- Brief
Go through the lines below. Copy those with "this".

════════════════

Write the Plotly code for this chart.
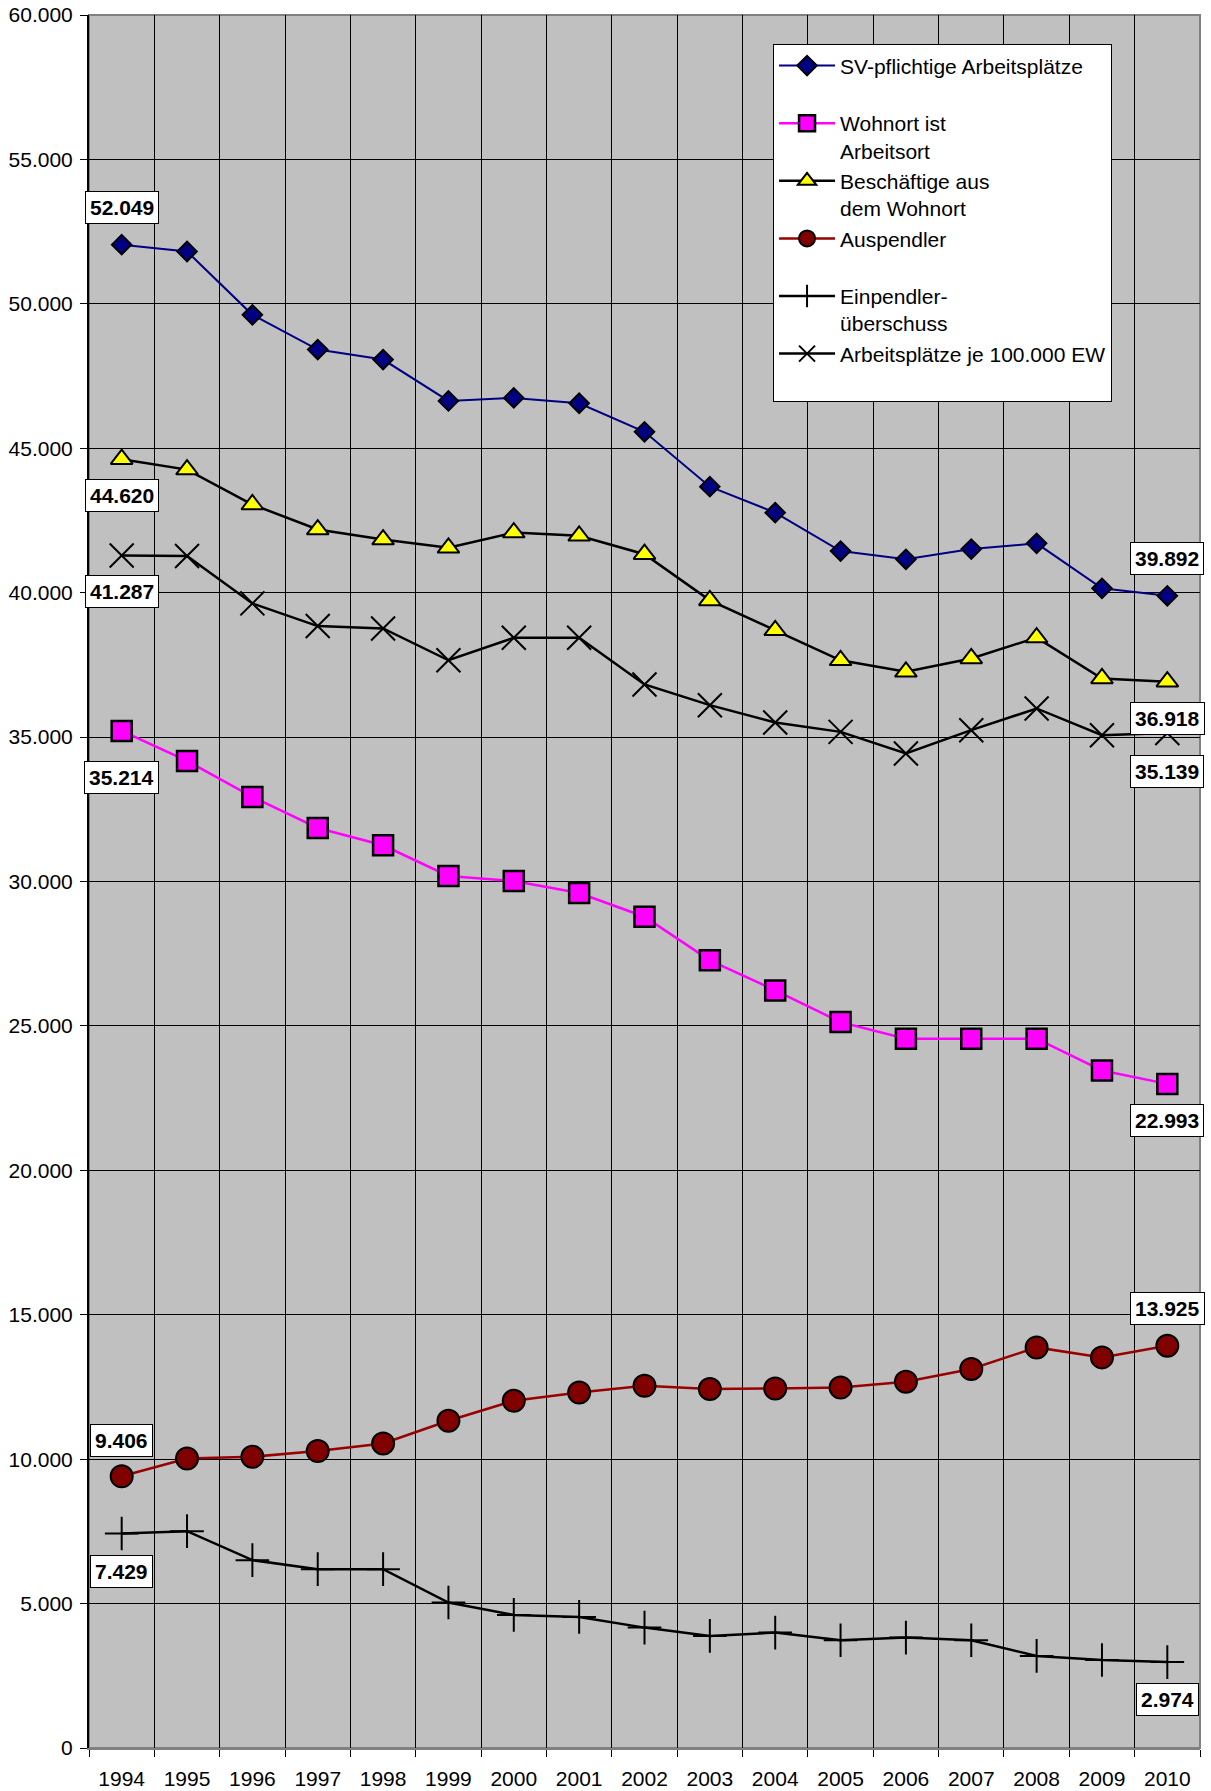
import plotly.graph_objects as go

years = [str(y) for y in range(1994, 2011)]

sv_pflichtig = [52049, 51813, 49619, 48417, 48071, 46639, 46743, 46559, 45570,
                43670, 42770, 41441, 41153, 41510, 41707, 40149, 39892]
wohnort_arbeitsort = [35214, 34176, 32928, 31854, 31254, 30191, 30018, 29602, 28780,
                      27270, 26230, 25132, 24556, 24556, 24556, 23458, 22993]
beschaeftigte = [44620, 44260, 43052, 42186, 41840, 41552, 42082, 41967, 41331,
                 39733, 38698, 37658, 37260, 37722, 38444, 37030, 36918]
auspendler = [9406, 10024, 10083, 10280, 10545, 11331, 12024, 12312, 12538,
              12429, 12450, 12484, 12682, 13122, 13870, 13524, 13925]
einpendler = [7429, 7508, 6504, 6192, 6192, 5035, 4608, 4539, 4168,
              3881, 3996, 3732, 3822, 3732, 3188, 3049, 2974]
je_100000 = [41287, 41268, 39628, 38843, 38762, 37660, 38438, 38438, 36822,
             36105, 35505, 35180, 34431, 35239, 35991, 35066, 35139]

names = [
    "SV-pflichtige Arbeitsplätze<br> ",
    "Wohnort ist<br>Arbeitsort",
    "Beschäftige aus<br>dem Wohnort",
    "Auspendler<br> ",
    "Einpendler-<br>überschuss",
    "Arbeitsplätze je 100.000 EW<br> ",
]

FONT = "Liberation Sans, Arial, sans-serif"

fig = go.Figure()

series = [
    (sv_pflichtig, names[0], dict(color="#000080", width=2),
     dict(symbol="diamond", size=15, color="#000080", line=dict(color="black", width=2))),
    (wohnort_arbeitsort, names[1], dict(color="#FF00FF", width=2.5),
     dict(symbol="square", size=20, color="#FF00FF", line=dict(color="black", width=2.5))),
    (beschaeftigte, names[2], dict(color="black", width=2.5),
     dict(symbol="triangle-up", size=19, color="#FFFF00", line=dict(color="black", width=2))),
    (auspendler, names[3], dict(color="#990000", width=2.5),
     dict(symbol="circle", size=22, color="#800000", line=dict(color="black", width=2))),
    (einpendler, names[4], dict(color="black", width=2.5),
     dict(symbol="cross-thin", size=24, color="black", line=dict(color="black", width=2))),
    (je_100000, names[5], dict(color="black", width=2.5),
     dict(symbol="x-thin", size=24, color="black", line=dict(color="black", width=2))),
]

for vals, nm, ln, mk in series:
    fig.add_trace(go.Scatter(x=years, y=vals, name=nm, mode="lines+markers",
                             line=ln, marker=mk, cliponaxis=False))


def fmt(v):
    return f"{v:,}".replace(",", ".")


# data labels: (series, index, yshift)
labels = [
    (sv_pflichtig, 0, 37), (sv_pflichtig, 16, 37),
    (beschaeftigte, 0, -36), (beschaeftigte, 16, -37),
    (je_100000, 0, -36), (je_100000, 16, -38),
    (wohnort_arbeitsort, 0, -47), (wohnort_arbeitsort, 16, -37),
    (auspendler, 0, 36), (auspendler, 16, 37),
    (einpendler, 0, -38), (einpendler, 16, -37),
]
for vals, i, ys in labels:
    fig.add_annotation(x=i, y=vals[i], xref="x", yref="y",
                       text="<b>" + fmt(vals[i]) + "</b>",
                       showarrow=False, yshift=ys, bgcolor="white",
                       bordercolor="black", borderwidth=1, borderpad=4,
                       font=dict(family=FONT, size=21, color="black"))

fig.add_shape(type="rect", xref="paper", yref="paper", x0=0, x1=1, y0=0, y1=1,
              line=dict(color="#808080", width=2), layer="between")

fig.update_layout(
    template="none",
    width=1211, height=1791,
    margin=dict(l=89, r=11, t=15, b=43),
    paper_bgcolor="white", plot_bgcolor="#C0C0C0",
    separators=",.",
    font=dict(family=FONT, size=21, color="black"),
    showlegend=True,
    legend=dict(x=0.6157, y=0.983, xanchor="left", yanchor="top",
                bgcolor="white", bordercolor="black", borderwidth=1,
                font=dict(family=FONT, size=21, color="black"),
                valign="top", tracegroupgap=0, itemwidth=56,
                entrywidth=292),
    xaxis=dict(type="category", tickson="boundaries", ticks="outside", ticklen=7,
               tickcolor="black", showgrid=True, gridcolor="black", gridwidth=1,
               showline=True, linecolor="#808080", linewidth=2, automargin=False,
               tickfont=dict(family=FONT, size=21, color="black"),
               range=[-0.5, 16.5], ticklabelstandoff=11),
    yaxis=dict(range=[0, 60000], dtick=5000, tickformat=",d", ticks="outside",
               ticklen=7, tickcolor="black", showgrid=True, gridcolor="black",
               gridwidth=1, zeroline=False, showline=True, linecolor="black",
               linewidth=2, automargin=False,
               tickfont=dict(family=FONT, size=21, color="black"),
               ticklabelstandoff=3),
)

fig.write_html("out.html", config={"displayModeBar": False},
               post_script="document.body.style.margin='0';document.body.style.padding='0';")
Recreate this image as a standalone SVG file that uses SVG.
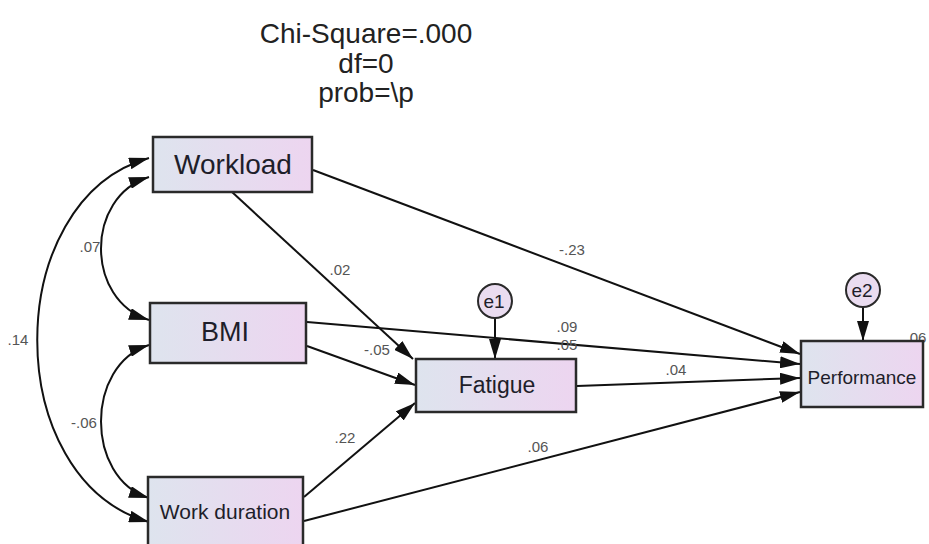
<svg xmlns="http://www.w3.org/2000/svg" width="929" height="544" viewBox="0 0 929 544">
<style>
.box{stroke:#2a2a2a;stroke-width:2.5;fill:url(#g)}
.circ{stroke:#2a2a2a;stroke-width:2;fill:#eadcf0}
.lbl{font-family:"Liberation Sans",Arial,sans-serif;fill:#1e1e2a;text-anchor:middle}
.num{font-family:"Liberation Sans",Arial,sans-serif;font-size:15px;fill:#555;text-anchor:middle}
.title{font-family:"Liberation Sans",Arial,sans-serif;font-size:28px;fill:#222;text-anchor:middle}
.ln{stroke:#111;stroke-width:2;fill:none;marker-end:url(#ah)}
.cv{stroke:#111;stroke-width:2;fill:none;marker-end:url(#ah);marker-start:url(#ah)}
</style>
<defs>
<linearGradient id="g" x1="0" y1="0" x2="1" y2="0">
<stop offset="0" stop-color="#dee4ee"/>
<stop offset="1" stop-color="#edd5f0"/>
</linearGradient>
<marker id="ah" viewBox="0 0 20 12" refX="20" refY="6" markerWidth="20" markerHeight="12" markerUnits="userSpaceOnUse" orient="auto-start-reverse">
<path d="M0,0 L20,6 L0,12 Z" fill="#111"/>
</marker>
</defs>
<rect width="929" height="544" fill="#fff"/>
<text class="title" x="366" y="43">Chi-Square=.000</text>
<text class="title" x="366" y="73">df=0</text>
<text class="title" x="366" y="102">prob=\p</text>
<g id="connectors">
<path class="ln" d="M313,170 L800,354"/>
<path class="ln" d="M232,192 L413,359"/>
<path class="ln" d="M307,322 L800,364"/>
<path class="ln" d="M307,346 L415,385"/>
<path class="ln" d="M577,386 L800,378"/>
<path class="ln" d="M304,497 L415,403"/>
<path class="ln" d="M304,521 L800,392"/>
<path class="ln" d="M495,318 L495,359"/>
<path class="ln" d="M863,307 L863,341"/>
<path class="cv" d="M149,177 C85,197 85,300 149,320"/>
<path class="cv" d="M149,345 C85,365 85,478 149,498"/>
<path class="cv" d="M149,158 C0,200 0,480 149,522"/>
<text class="num" x="90" y="252">.07</text>
<text class="num" x="84" y="428">-.06</text>
<text class="num" x="18" y="345">.14</text>
<text class="num" x="572" y="255">-.23</text>
<text class="num" x="340" y="275">.02</text>
<text class="num" x="567" y="332">.09</text>
<text class="num" x="567" y="350">.05</text>
<text class="num" x="377" y="355">-.05</text>
<text class="num" x="676" y="375">.04</text>
<text class="num" x="345" y="443">.22</text>
<text class="num" x="538" y="452">.06</text>
<text class="num" x="916" y="343">.06</text>
</g>
<g id="workload"><rect class="box" x="153" y="137" width="159" height="55"/><text class="lbl" x="233" y="174" font-size="28">Workload</text></g>
<g id="bmi"><rect class="box" x="150" y="303" width="156" height="60"/><text class="lbl" x="225" y="341" font-size="27">BMI</text></g>
<g id="workduration"><rect class="box" x="148" y="477" width="155" height="70"/><text class="lbl" x="225" y="519" font-size="21">Work duration</text></g>
<g id="fatigue"><rect class="box" x="416" y="359" width="160" height="53"/><text class="lbl" x="497" y="393" font-size="23">Fatigue</text></g>
<g id="performance"><rect class="box" x="801" y="341" width="122" height="66"/><text class="lbl" x="862" y="384" font-size="19">Performance</text></g>
<g id="e1"><circle class="circ" cx="495" cy="301" r="17"/><text class="lbl" x="494" y="308" font-size="19">e1</text></g>
<g id="e2"><circle class="circ" cx="863" cy="290" r="17"/><text class="lbl" x="862" y="297" font-size="19">e2</text></g>
</svg>
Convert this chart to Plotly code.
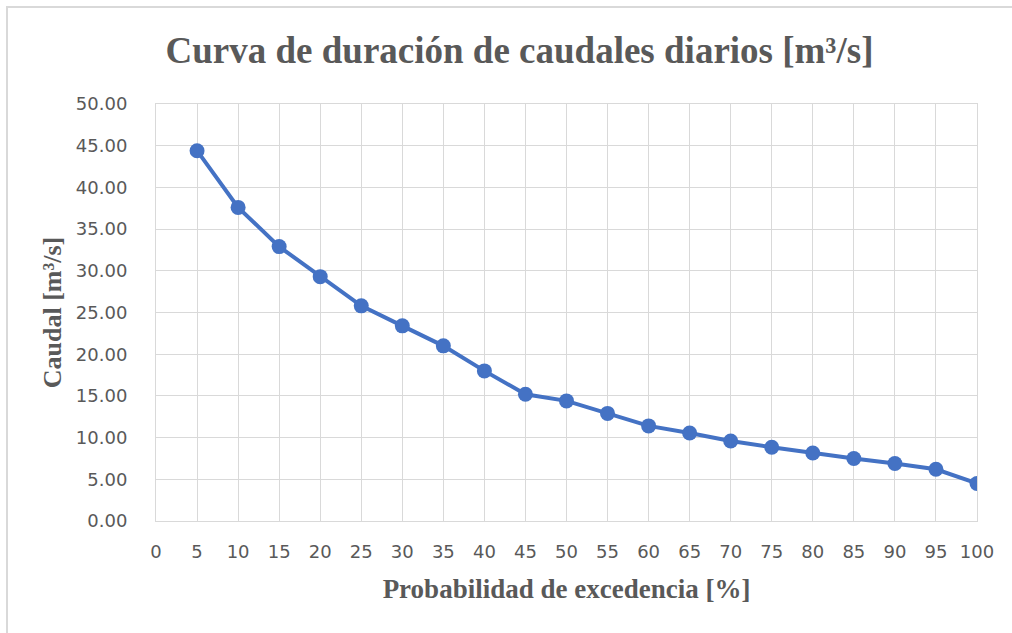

════════════════

- Reply
Write the Plotly code for this chart.
Recreate this image as a standalone SVG file that uses SVG.
Convert this chart to Plotly code.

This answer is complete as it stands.